March 14 (Reuters) - Whether employees waive their
rights to bring class actions when they enter into employment
agreements with arbitration clauses is an unsettled question.
But on Wednesday, the U.S. Court of Appeals for the 3rd
Circuit came down on the side of employers, upholding Tenet
Healthcare Corp's employment agreement that requires employees
to arbitrate their disputes with the company instead of
litigating them in court.
Janice Quilloin, a nurse at one of Tenet's 55 hospitals,
sued in 2009 on behalf of a class of hospital employees who
claim they were denied pay for work performed during their meal
breaks.
Tenet asked the trial judge to force Quilloin to resolve the
dispute individually in arbitration, as required by the
company's "Fair Treatment Process," which Quilloin signed twice.
Quilloin argued that the agreement was grossly unfair, and that
she never knew she had to commit to arbitration to work at the
company.
The trial judge denied the company's request, finding that
the agreement might be unconscionable. But the 3rd Circuit
disagreed, sending the parties to arbitration.
"Quilloin did not lack a meaningful choice. She had a
college degree, and chose to agree to the arbitration agreement
on more than one occasion," Judge Michael Fisher wrote for the
three-judge panel.
The Supreme Court injected uncertainty into employment class
actions with its landmark ruling in AT&T Mobility v. Concepcion,
which allowed companies to enforce arbitration clauses in
consumer contracts. The Supreme Court struck down a California
law that barred class action waivers in customer agreements,
finding that federal arbitration law trumped the conflicting
state law.
But Concepcion was not an employment case. What's more, it
involved state law rather than the federal labor law that gives
rise to most employment class actions, including Quilloin's.
Courts have been less sure about what to do when an employment
agreement pits two federal statutes - the Fair Labor Standards
Act and the Federal Arbitration Act - against each other.
In January, the National Labor Relations Board found a class
action waiver in an employment contract unenforceable because it
took away workers' rights under federal labor law.
The 3rd Circuit punted on the question of conflicting
federal laws, said Wendy Lazerson, an employment lawyer at
Bingham McCutchen who's not involved in the case.
"The court seemed determined to get to a certain result
without analyzing all the issues," Lazerson said.

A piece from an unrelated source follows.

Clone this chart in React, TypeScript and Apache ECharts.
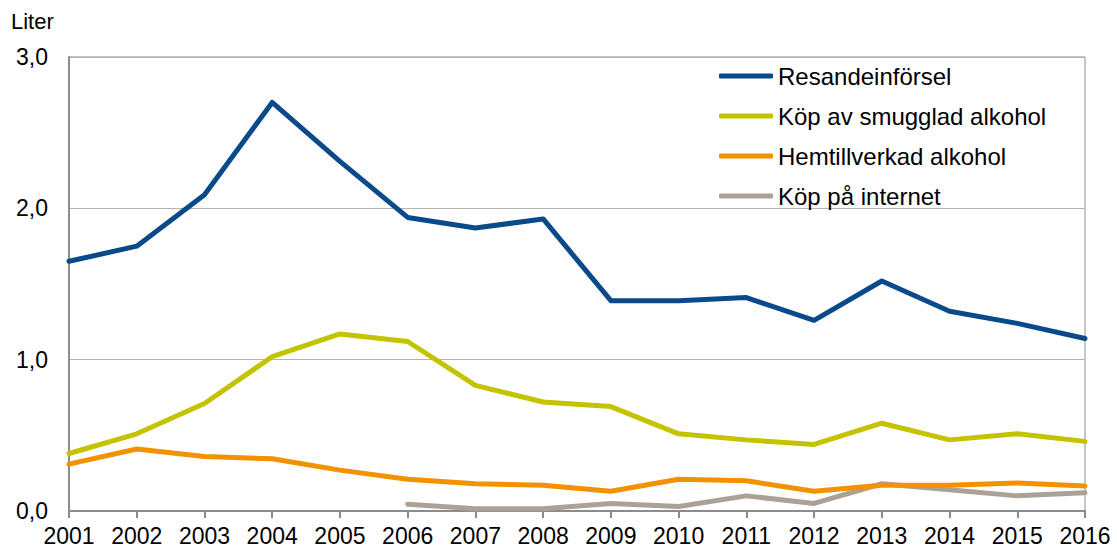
import React, { useEffect, useRef } from "react";
import * as echarts from "echarts";

const years = ["2001","2002","2003","2004","2005","2006","2007","2008","2009","2010","2011","2012","2013","2014","2015","2016"];
const resande = [1.65,1.75,2.09,2.70,2.31,1.94,1.87,1.93,1.39,1.39,1.41,1.26,1.52,1.32,1.24,1.14];
const smuggel = [0.38,0.51,0.71,1.02,1.17,1.12,0.83,0.72,0.69,0.51,0.47,0.44,0.58,0.47,0.51,0.46];
const hemtill = [0.31,0.41,0.36,0.345,0.27,0.21,0.18,0.17,0.13,0.21,0.20,0.13,0.17,0.17,0.185,0.165];
const internet = [null,null,null,null,null,0.045,0.015,0.015,0.05,0.03,0.10,0.05,0.18,0.14,0.10,0.12];

const names = ["Resandeinförsel","Köp av smugglad alkohol","Hemtillverkad alkohol","Köp på internet"];
const colors = ["#0a4a8a","#c3c300","#f39200","#aca196"];

export default function App() {
  const ref = useRef<HTMLDivElement>(null);
  useEffect(() => {
    const chart = echarts.init(ref.current!, null, { renderer: "svg" });
    const font = "'Liberation Sans', Arial, sans-serif";
    const datasets = [resande, smuggel, hemtill, internet];
    chart.setOption({
      animation: false,
      textStyle: { fontFamily: font },
      grid: { left: 69, right: 32, top: 57, bottom: 41, show: true, borderColor: "#8c8c8c", borderWidth: 1 },
      graphic: [
        { type: "text", left: 11, top: 10, style: { text: "Liter", fontSize: 22, fontFamily: font, fill: "#000" } },
      ],
      legend: {
        orient: "vertical",
        left: 714,
        top: 59,
        itemWidth: 54,
        itemHeight: 5,
        itemGap: 16,
        icon: "roundRect",
        textStyle: { fontSize: 24, fontFamily: font, color: "#000" },
        data: names,
      },
      xAxis: {
        type: "category",
        data: years,
        boundaryGap: false,
        axisLine: { lineStyle: { color: "#8c8c8c", width: 2 } },
        axisTick: { show: true, length: 7, lineStyle: { color: "#8c8c8c", width: 2 } },
        axisLabel: { fontSize: 23, color: "#000", margin: 13, fontFamily: font },
      },
      yAxis: {
        type: "value",
        min: 0,
        max: 3,
        interval: 1,
        axisLine: { show: true, lineStyle: { color: "#8c8c8c", width: 2 } },
        axisTick: { show: false },
        splitLine: { lineStyle: { color: "#b4b4b4", width: 1 } },
        axisLabel: {
          fontSize: 23,
          color: "#000",
          margin: 21,
          fontFamily: font,
          formatter: (v: number) => v.toFixed(1).replace(".", ","),
        },
      },
      series: datasets.map((d, i) => ({
        name: names[i],
        type: "line",
        data: d,
        showSymbol: false,
        symbol: "none",
        connectNulls: false,
        color: colors[i],
        lineStyle: { width: 5, color: colors[i], cap: "round", join: "round" },
        z: 10 - i,
      })),
    });
    return () => chart.dispose();
  }, []);
  return <div ref={ref} style={{ position: "absolute", left: 0, top: 0, width: 1117, height: 552 }} />;
}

The 3rd Circuit ignored the fact that some of the claims
were brought under the federal labor statute, instead focusing
on a Pennsylvania law that deems class action waivers
unconscionable. The Federal Arbitration Act trumps the
Pennsylvania law under Concepcion, the 3rd Circuit panel ruled.
Lawyers for Quilloin did not immediately respond to requests
for comment.
Tenet did not immediately provide comment.
The case is Quilloin v. Tenet Healthsystem Philadelphia et
al, U.S. Court of Appeals for the 3rd Circuit, No. 11-1393.
For Quilloin: Gary Lynch of Carlson Lynch and Gerald Wells
of Faruqi & Faruqi.
For Tenet: James Boudreau of Greenberg Traurig.